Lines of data

########################################

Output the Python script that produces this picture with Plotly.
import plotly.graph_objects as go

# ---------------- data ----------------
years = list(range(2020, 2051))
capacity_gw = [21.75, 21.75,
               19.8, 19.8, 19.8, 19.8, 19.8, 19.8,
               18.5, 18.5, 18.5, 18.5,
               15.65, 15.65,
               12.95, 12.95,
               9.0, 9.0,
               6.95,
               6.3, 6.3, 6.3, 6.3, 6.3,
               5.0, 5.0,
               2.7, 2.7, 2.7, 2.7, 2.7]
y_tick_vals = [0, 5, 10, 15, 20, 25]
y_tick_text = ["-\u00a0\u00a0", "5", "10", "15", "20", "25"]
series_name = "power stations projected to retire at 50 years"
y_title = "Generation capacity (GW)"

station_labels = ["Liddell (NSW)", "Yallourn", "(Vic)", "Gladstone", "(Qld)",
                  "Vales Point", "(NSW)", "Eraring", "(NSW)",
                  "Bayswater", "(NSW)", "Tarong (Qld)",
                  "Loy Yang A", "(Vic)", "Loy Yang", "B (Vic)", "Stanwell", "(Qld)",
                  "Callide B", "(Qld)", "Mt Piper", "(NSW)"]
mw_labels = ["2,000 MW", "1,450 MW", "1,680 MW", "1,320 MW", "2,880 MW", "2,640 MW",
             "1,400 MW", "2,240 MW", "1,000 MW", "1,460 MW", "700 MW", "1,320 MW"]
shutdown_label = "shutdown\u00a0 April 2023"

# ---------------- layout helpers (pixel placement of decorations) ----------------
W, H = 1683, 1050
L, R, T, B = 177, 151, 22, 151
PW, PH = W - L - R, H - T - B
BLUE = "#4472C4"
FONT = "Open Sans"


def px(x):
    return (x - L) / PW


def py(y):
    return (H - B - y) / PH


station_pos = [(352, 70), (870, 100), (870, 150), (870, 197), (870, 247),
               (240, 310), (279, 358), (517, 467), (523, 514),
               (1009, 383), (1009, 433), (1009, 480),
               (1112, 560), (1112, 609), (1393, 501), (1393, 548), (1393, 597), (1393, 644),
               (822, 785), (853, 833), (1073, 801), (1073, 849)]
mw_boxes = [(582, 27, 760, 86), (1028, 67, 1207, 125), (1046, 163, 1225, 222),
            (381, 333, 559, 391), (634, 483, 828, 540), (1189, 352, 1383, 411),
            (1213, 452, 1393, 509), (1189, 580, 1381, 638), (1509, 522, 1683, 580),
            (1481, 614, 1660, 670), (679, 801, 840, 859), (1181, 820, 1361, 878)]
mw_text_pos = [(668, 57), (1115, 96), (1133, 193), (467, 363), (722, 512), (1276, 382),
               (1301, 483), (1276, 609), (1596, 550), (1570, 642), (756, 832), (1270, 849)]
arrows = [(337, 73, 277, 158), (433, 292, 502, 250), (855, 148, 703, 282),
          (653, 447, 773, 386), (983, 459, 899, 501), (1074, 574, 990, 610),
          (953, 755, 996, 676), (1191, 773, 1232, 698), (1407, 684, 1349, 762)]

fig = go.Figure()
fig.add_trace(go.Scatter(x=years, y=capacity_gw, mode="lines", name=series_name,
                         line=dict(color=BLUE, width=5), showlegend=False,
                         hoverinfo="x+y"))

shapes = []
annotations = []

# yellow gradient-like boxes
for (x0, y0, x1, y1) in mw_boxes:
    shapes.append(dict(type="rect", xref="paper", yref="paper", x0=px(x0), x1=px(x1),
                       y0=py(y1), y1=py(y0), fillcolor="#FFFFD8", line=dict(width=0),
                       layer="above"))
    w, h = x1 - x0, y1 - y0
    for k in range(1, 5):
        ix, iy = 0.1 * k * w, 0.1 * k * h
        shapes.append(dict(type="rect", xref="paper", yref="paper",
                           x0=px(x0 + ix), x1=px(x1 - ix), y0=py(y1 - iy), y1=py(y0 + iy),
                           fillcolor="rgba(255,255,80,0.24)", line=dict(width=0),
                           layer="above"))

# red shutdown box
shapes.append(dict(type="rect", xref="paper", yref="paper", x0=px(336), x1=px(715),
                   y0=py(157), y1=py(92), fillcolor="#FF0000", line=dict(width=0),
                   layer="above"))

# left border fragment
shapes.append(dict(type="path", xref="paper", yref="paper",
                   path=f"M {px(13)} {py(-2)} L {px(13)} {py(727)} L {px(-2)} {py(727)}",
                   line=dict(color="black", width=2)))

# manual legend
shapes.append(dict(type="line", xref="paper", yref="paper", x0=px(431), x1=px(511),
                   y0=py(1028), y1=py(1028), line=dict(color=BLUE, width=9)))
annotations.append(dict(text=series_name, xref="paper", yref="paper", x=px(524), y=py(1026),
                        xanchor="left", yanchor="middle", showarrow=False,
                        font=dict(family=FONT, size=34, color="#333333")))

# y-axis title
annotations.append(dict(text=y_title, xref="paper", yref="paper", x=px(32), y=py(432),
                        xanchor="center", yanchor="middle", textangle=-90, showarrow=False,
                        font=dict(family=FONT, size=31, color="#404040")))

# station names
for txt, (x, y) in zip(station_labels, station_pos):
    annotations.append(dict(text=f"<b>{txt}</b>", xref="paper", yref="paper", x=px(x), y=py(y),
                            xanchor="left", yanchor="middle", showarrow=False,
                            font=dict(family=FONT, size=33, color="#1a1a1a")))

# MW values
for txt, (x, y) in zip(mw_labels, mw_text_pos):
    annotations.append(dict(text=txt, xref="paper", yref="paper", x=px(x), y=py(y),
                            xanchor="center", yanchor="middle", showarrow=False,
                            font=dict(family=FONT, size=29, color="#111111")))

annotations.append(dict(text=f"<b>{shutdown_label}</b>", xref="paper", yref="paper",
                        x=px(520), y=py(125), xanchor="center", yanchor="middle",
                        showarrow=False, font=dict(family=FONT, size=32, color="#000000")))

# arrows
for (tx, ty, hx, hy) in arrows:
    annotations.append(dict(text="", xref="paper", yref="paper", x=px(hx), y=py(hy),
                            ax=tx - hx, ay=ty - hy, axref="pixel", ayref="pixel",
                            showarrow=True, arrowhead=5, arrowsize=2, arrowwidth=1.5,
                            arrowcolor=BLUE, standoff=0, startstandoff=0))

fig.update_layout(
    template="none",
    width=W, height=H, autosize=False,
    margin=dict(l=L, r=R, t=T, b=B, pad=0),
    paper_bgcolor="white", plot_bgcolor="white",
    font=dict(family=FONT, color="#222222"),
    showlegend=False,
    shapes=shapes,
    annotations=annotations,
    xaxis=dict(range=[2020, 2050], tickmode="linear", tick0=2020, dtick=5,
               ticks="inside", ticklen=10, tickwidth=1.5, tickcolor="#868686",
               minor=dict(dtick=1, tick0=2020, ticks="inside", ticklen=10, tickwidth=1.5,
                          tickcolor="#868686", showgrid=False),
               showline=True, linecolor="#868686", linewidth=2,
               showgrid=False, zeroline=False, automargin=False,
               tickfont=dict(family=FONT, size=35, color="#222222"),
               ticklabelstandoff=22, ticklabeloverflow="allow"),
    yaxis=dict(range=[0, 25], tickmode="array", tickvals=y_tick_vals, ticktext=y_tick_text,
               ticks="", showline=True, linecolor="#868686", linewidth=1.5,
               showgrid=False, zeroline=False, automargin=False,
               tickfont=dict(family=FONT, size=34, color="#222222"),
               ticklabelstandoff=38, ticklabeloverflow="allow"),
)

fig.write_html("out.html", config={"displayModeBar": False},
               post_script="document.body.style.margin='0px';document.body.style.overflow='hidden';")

########################################

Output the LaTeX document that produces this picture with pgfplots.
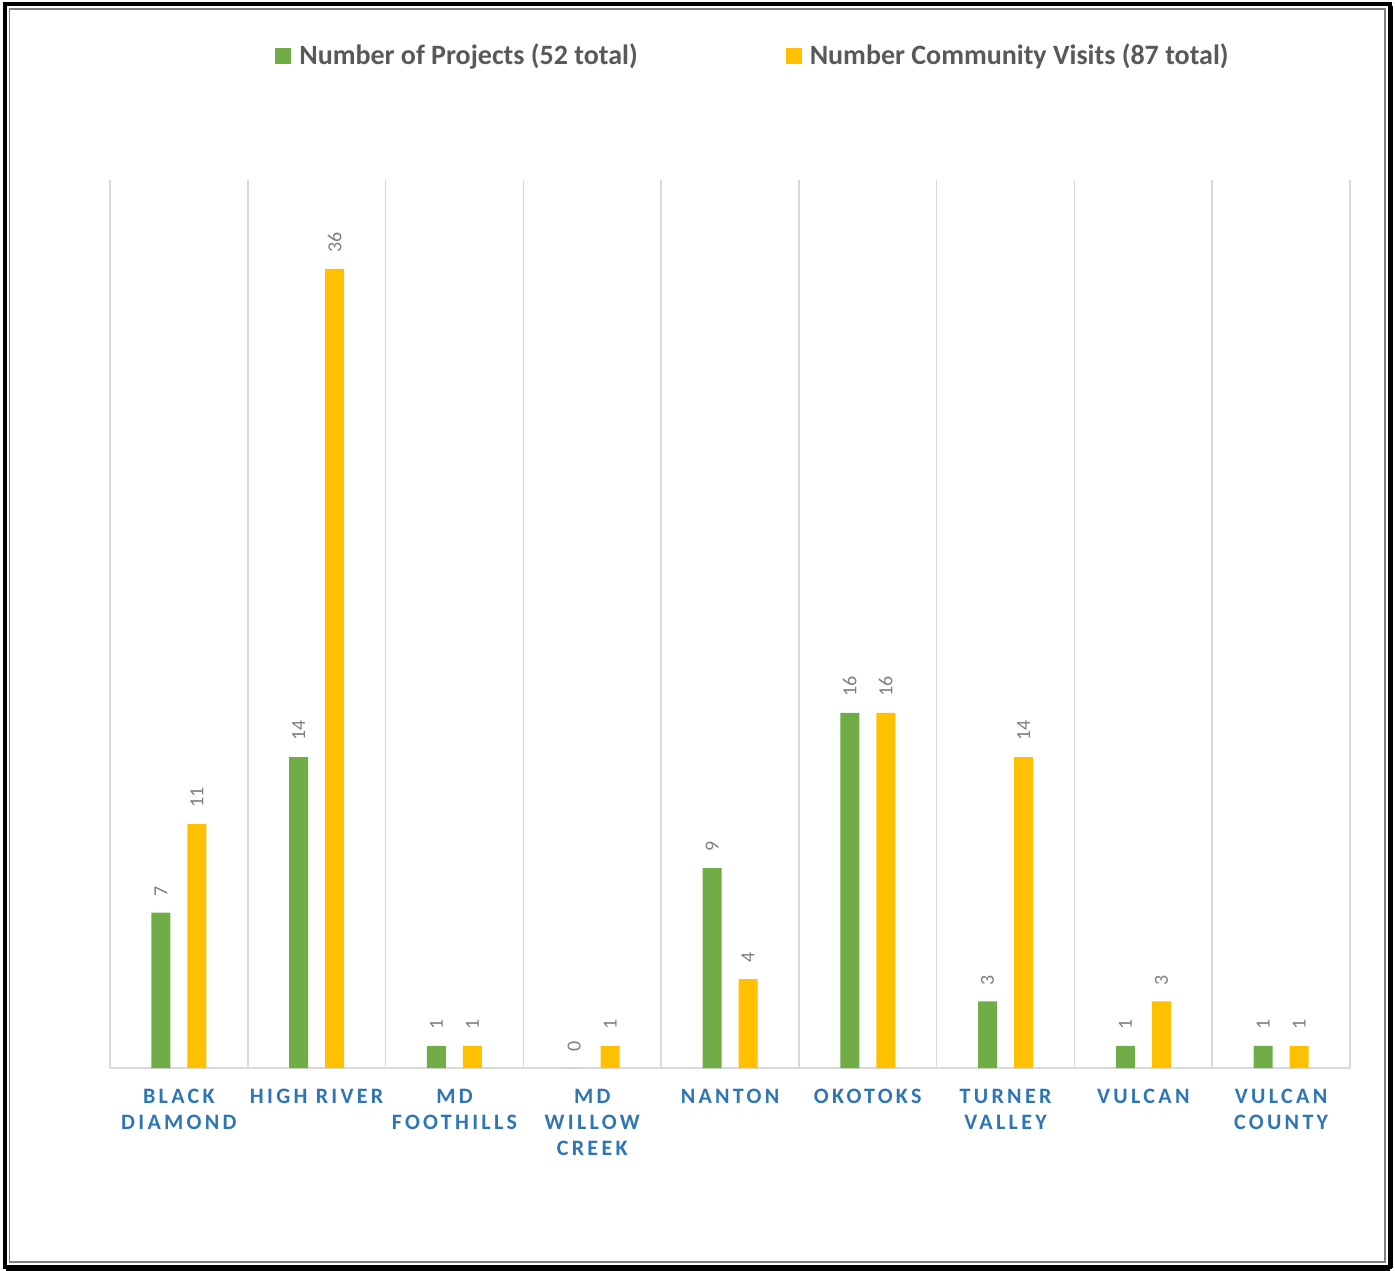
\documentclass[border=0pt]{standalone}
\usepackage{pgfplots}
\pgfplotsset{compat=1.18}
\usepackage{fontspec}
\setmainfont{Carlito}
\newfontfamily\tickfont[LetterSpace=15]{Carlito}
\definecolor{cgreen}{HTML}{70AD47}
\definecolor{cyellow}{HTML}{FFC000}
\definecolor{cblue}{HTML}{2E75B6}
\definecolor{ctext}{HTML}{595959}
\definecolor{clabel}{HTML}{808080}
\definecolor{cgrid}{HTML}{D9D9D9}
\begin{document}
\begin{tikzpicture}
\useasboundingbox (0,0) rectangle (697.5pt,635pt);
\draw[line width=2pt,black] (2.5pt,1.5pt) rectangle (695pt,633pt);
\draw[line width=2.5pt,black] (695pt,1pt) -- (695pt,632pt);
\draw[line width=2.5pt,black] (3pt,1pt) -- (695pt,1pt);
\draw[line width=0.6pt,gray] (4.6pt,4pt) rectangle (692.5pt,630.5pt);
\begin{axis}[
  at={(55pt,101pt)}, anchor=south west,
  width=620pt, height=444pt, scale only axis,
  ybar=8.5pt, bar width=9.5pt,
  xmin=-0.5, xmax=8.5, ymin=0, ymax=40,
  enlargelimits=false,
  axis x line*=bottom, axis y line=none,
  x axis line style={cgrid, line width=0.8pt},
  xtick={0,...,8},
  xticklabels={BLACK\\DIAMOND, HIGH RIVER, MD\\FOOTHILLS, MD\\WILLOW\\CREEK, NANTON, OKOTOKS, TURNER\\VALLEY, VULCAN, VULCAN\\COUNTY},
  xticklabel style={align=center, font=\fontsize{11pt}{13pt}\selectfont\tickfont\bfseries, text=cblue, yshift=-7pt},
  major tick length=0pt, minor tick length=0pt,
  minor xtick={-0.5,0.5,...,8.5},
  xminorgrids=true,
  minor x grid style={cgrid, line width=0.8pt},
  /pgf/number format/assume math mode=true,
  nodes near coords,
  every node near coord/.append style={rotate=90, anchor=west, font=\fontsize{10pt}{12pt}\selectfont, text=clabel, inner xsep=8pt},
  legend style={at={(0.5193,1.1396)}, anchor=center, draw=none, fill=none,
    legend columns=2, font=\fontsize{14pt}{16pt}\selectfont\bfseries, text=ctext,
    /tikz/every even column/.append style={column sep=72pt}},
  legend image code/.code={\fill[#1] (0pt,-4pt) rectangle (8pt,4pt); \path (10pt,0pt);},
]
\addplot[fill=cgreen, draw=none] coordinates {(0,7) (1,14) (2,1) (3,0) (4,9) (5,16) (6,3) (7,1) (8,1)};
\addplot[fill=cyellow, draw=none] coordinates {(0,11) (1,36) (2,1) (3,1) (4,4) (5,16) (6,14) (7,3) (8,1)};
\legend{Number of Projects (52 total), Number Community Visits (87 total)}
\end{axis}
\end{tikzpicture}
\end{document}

########################################

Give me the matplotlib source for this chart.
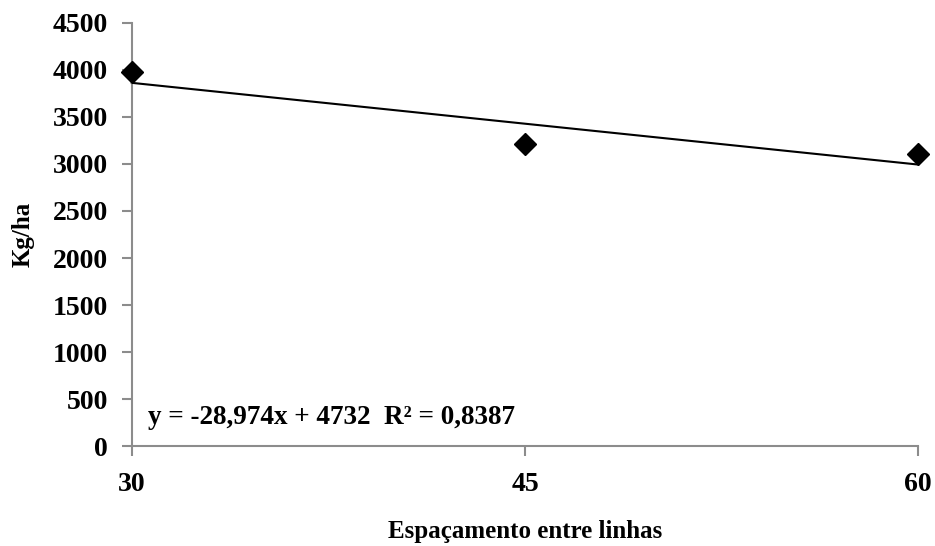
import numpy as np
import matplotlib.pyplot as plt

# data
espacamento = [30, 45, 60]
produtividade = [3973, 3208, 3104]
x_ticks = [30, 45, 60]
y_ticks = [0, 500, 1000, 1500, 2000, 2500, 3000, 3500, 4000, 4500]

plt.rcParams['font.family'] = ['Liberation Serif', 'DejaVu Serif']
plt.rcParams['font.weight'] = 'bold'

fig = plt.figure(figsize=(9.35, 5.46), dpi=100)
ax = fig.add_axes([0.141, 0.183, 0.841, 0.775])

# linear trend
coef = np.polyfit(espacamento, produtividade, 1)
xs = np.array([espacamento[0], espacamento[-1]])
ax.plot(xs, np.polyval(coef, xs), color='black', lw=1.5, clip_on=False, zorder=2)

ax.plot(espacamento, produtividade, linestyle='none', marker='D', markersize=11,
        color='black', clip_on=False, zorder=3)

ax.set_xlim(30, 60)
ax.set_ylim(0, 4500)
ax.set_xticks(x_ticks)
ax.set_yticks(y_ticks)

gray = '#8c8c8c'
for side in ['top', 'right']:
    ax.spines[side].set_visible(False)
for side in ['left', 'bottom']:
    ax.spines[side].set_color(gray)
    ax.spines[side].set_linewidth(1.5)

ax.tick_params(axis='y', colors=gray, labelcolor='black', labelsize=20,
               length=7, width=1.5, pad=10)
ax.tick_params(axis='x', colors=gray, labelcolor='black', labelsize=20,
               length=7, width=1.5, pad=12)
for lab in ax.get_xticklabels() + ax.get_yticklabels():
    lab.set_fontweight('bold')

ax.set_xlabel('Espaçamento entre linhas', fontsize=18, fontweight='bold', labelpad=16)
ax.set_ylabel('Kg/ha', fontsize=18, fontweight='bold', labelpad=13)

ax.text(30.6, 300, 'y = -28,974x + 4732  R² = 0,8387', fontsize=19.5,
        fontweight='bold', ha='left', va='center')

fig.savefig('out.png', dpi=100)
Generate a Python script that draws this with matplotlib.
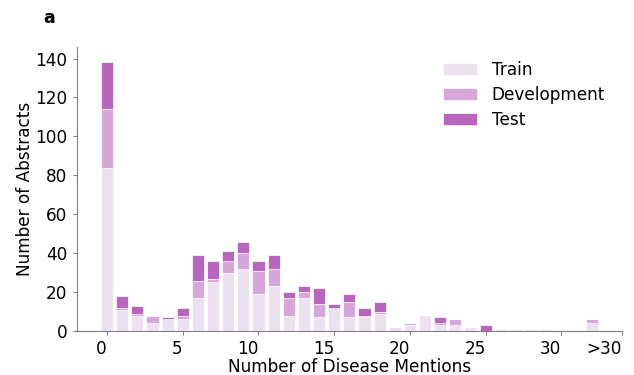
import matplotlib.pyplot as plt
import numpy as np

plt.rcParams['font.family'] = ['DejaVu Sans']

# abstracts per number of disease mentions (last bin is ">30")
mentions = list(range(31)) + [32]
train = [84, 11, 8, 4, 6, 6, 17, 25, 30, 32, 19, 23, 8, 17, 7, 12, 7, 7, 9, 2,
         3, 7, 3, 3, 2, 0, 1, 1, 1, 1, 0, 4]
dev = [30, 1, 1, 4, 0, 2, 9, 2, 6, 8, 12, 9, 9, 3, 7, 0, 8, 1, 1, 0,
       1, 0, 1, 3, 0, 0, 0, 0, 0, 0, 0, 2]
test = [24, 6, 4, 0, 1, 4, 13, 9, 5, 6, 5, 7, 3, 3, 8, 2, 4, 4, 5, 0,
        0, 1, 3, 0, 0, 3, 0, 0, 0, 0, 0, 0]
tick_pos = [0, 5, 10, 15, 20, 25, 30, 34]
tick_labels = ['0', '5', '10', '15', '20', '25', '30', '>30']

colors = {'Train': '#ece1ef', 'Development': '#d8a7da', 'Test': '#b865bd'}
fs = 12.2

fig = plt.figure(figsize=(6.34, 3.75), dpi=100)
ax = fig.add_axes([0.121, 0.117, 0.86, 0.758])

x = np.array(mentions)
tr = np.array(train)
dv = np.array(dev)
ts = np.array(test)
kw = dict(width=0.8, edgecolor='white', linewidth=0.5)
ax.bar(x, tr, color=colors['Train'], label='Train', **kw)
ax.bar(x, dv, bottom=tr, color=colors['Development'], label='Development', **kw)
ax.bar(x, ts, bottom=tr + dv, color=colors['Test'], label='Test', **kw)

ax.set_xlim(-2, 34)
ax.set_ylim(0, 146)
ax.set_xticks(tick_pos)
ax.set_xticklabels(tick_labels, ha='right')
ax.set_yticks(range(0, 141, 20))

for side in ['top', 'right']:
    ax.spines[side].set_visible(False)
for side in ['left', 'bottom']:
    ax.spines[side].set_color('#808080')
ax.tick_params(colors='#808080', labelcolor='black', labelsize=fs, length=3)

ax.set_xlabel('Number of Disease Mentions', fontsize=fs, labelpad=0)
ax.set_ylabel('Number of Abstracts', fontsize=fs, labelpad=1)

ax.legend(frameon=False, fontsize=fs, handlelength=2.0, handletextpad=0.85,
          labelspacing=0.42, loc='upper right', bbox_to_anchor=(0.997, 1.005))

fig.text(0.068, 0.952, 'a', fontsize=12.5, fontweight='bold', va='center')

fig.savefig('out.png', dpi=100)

########################################

PROBLEM TO SOLVE
Above are the records. Copy the lines beginning at the one that has "Output the Python" and ending with the one that has "return (H - B - y) / PH", unchanged.

SOLUTION
Output the Python script that produces this picture with Plotly.
import plotly.graph_objects as go

# ---------------- data ----------------
years = list(range(2020, 2051))
capacity_gw = [21.75, 21.75,
               19.8, 19.8, 19.8, 19.8, 19.8, 19.8,
               18.5, 18.5, 18.5, 18.5,
               15.65, 15.65,
               12.95, 12.95,
               9.0, 9.0,
               6.95,
               6.3, 6.3, 6.3, 6.3, 6.3,
               5.0, 5.0,
               2.7, 2.7, 2.7, 2.7, 2.7]
y_tick_vals = [0, 5, 10, 15, 20, 25]
y_tick_text = ["-\u00a0\u00a0", "5", "10", "15", "20", "25"]
series_name = "power stations projected to retire at 50 years"
y_title = "Generation capacity (GW)"

station_labels = ["Liddell (NSW)", "Yallourn", "(Vic)", "Gladstone", "(Qld)",
                  "Vales Point", "(NSW)", "Eraring", "(NSW)",
                  "Bayswater", "(NSW)", "Tarong (Qld)",
                  "Loy Yang A", "(Vic)", "Loy Yang", "B (Vic)", "Stanwell", "(Qld)",
                  "Callide B", "(Qld)", "Mt Piper", "(NSW)"]
mw_labels = ["2,000 MW", "1,450 MW", "1,680 MW", "1,320 MW", "2,880 MW", "2,640 MW",
             "1,400 MW", "2,240 MW", "1,000 MW", "1,460 MW", "700 MW", "1,320 MW"]
shutdown_label = "shutdown\u00a0 April 2023"

# ---------------- layout helpers (pixel placement of decorations) ----------------
W, H = 1683, 1050
L, R, T, B = 177, 151, 22, 151
PW, PH = W - L - R, H - T - B
BLUE = "#4472C4"
FONT = "Open Sans"


def px(x):
    return (x - L) / PW


def py(y):
    return (H - B - y) / PH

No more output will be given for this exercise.